WHAT IS NEEDED
Both boundary lines count: repeat, exactly and alone, the lines from the one containing "Clone this chart in D3.js." to the one containing "width - margin.right]);", with pictures left out.

____ TASK INPUTS

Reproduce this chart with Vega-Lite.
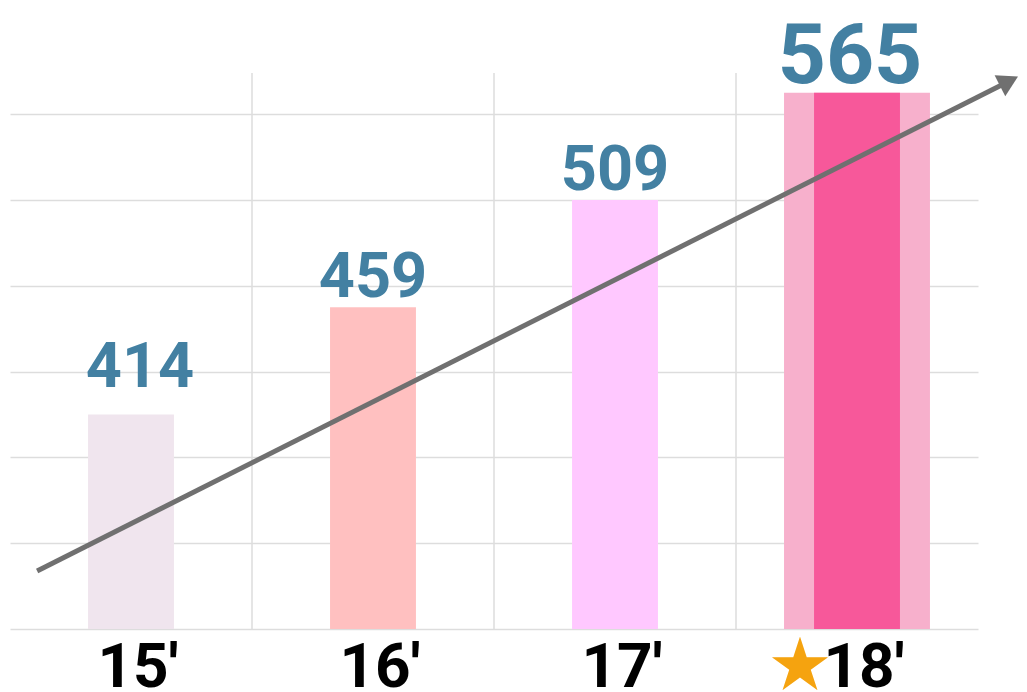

________
____ TASK INPUTS

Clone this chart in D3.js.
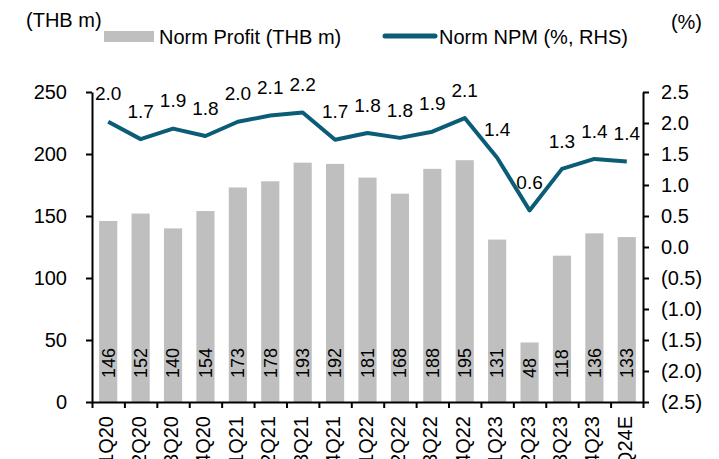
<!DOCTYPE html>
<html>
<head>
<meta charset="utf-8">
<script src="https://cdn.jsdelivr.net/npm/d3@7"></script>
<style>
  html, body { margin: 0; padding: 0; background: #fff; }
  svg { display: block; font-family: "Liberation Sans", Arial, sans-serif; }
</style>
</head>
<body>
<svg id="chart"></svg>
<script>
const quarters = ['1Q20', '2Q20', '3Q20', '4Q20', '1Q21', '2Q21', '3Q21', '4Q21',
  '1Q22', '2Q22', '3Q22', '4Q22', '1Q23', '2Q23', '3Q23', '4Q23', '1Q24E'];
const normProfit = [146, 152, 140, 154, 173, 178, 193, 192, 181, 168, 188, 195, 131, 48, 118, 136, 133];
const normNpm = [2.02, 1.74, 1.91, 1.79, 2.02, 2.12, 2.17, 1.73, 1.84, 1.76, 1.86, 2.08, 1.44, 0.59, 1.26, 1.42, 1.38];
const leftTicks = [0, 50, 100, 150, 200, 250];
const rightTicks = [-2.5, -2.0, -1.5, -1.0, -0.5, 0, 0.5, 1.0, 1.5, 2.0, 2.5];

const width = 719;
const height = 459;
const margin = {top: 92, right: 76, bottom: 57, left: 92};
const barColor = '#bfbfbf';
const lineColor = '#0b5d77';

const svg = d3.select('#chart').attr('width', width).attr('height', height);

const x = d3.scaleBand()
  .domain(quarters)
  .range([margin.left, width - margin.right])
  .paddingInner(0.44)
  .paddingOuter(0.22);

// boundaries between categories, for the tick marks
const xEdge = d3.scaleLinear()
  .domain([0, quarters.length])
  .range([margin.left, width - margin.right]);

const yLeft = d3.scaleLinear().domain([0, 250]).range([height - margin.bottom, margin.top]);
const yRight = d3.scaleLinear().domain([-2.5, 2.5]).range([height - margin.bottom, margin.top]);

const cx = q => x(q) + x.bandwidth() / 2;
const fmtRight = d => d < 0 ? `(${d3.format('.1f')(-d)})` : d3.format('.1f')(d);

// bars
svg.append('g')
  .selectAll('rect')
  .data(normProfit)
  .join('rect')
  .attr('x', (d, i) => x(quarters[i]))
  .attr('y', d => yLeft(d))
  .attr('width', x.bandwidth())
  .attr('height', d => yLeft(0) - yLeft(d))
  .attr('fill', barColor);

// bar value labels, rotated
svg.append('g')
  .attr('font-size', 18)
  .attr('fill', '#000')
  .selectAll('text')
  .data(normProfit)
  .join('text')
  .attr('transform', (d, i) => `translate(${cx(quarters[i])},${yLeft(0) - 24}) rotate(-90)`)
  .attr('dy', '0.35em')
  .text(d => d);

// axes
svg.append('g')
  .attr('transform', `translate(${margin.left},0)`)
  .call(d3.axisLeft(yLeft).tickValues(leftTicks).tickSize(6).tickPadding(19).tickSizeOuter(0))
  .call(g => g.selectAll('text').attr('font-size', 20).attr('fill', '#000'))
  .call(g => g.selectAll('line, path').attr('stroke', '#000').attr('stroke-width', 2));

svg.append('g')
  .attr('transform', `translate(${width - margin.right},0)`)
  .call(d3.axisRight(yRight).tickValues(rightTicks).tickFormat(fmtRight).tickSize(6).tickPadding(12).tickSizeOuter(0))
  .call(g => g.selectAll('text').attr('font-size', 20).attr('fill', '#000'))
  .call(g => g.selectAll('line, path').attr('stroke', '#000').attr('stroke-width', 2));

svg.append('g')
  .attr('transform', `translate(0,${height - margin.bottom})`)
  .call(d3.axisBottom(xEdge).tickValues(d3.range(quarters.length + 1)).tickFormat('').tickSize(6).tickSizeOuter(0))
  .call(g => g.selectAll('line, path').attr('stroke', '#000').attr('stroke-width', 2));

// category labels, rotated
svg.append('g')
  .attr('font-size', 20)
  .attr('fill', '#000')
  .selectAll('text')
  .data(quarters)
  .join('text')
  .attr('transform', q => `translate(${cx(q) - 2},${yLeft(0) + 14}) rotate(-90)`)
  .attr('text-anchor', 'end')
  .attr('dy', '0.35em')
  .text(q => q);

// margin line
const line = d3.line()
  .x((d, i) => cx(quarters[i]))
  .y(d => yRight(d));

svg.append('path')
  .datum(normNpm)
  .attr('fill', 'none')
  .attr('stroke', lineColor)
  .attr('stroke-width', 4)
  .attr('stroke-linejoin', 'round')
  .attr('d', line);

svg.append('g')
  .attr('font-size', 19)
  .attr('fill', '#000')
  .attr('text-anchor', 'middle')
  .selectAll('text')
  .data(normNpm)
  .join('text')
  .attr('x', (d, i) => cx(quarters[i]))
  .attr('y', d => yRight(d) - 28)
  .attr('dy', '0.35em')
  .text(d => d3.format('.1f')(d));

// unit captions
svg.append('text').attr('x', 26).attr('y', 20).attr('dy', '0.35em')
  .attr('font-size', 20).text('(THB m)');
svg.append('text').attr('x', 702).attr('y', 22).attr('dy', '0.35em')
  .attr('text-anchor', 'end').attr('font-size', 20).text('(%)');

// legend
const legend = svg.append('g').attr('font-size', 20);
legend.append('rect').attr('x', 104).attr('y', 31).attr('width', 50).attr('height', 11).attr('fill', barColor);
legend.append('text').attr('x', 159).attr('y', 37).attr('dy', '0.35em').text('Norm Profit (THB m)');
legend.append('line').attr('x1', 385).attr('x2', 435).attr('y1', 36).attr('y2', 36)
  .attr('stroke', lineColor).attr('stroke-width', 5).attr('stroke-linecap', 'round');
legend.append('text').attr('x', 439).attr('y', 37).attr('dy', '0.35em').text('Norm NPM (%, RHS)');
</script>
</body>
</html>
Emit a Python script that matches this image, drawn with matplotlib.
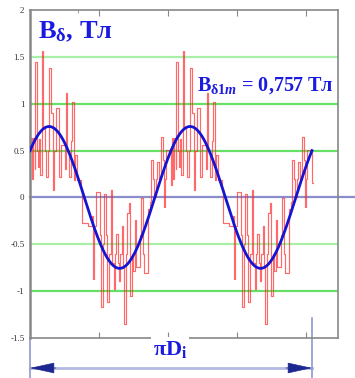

________

TASK ANSWER
Clone this chart in D3.js.
<!DOCTYPE html>
<html>
<head>
<meta charset="utf-8">
<script src="https://cdn.jsdelivr.net/npm/d3@7"></script>
<style>
  html, body { margin: 0; padding: 0; background: #fff; }
  svg { display: block; font-family: "Liberation Sans", Arial, sans-serif; }
</style>
</head>
<body>
<svg id="chart"></svg>
<script>
const quarters = ['1Q20', '2Q20', '3Q20', '4Q20', '1Q21', '2Q21', '3Q21', '4Q21',
  '1Q22', '2Q22', '3Q22', '4Q22', '1Q23', '2Q23', '3Q23', '4Q23', '1Q24E'];
const normProfit = [146, 152, 140, 154, 173, 178, 193, 192, 181, 168, 188, 195, 131, 48, 118, 136, 133];
const normNpm = [2.02, 1.74, 1.91, 1.79, 2.02, 2.12, 2.17, 1.73, 1.84, 1.76, 1.86, 2.08, 1.44, 0.59, 1.26, 1.42, 1.38];
const leftTicks = [0, 50, 100, 150, 200, 250];
const rightTicks = [-2.5, -2.0, -1.5, -1.0, -0.5, 0, 0.5, 1.0, 1.5, 2.0, 2.5];

const width = 719;
const height = 459;
const margin = {top: 92, right: 76, bottom: 57, left: 92};
const barColor = '#bfbfbf';
const lineColor = '#0b5d77';

const svg = d3.select('#chart').attr('width', width).attr('height', height);

const x = d3.scaleBand()
  .domain(quarters)
  .range([margin.left, width - margin.right])
  .paddingInner(0.44)
  .paddingOuter(0.22);

// boundaries between categories, for the tick marks
const xEdge = d3.scaleLinear()
  .domain([0, quarters.length])
  .range([margin.left, width - margin.right]);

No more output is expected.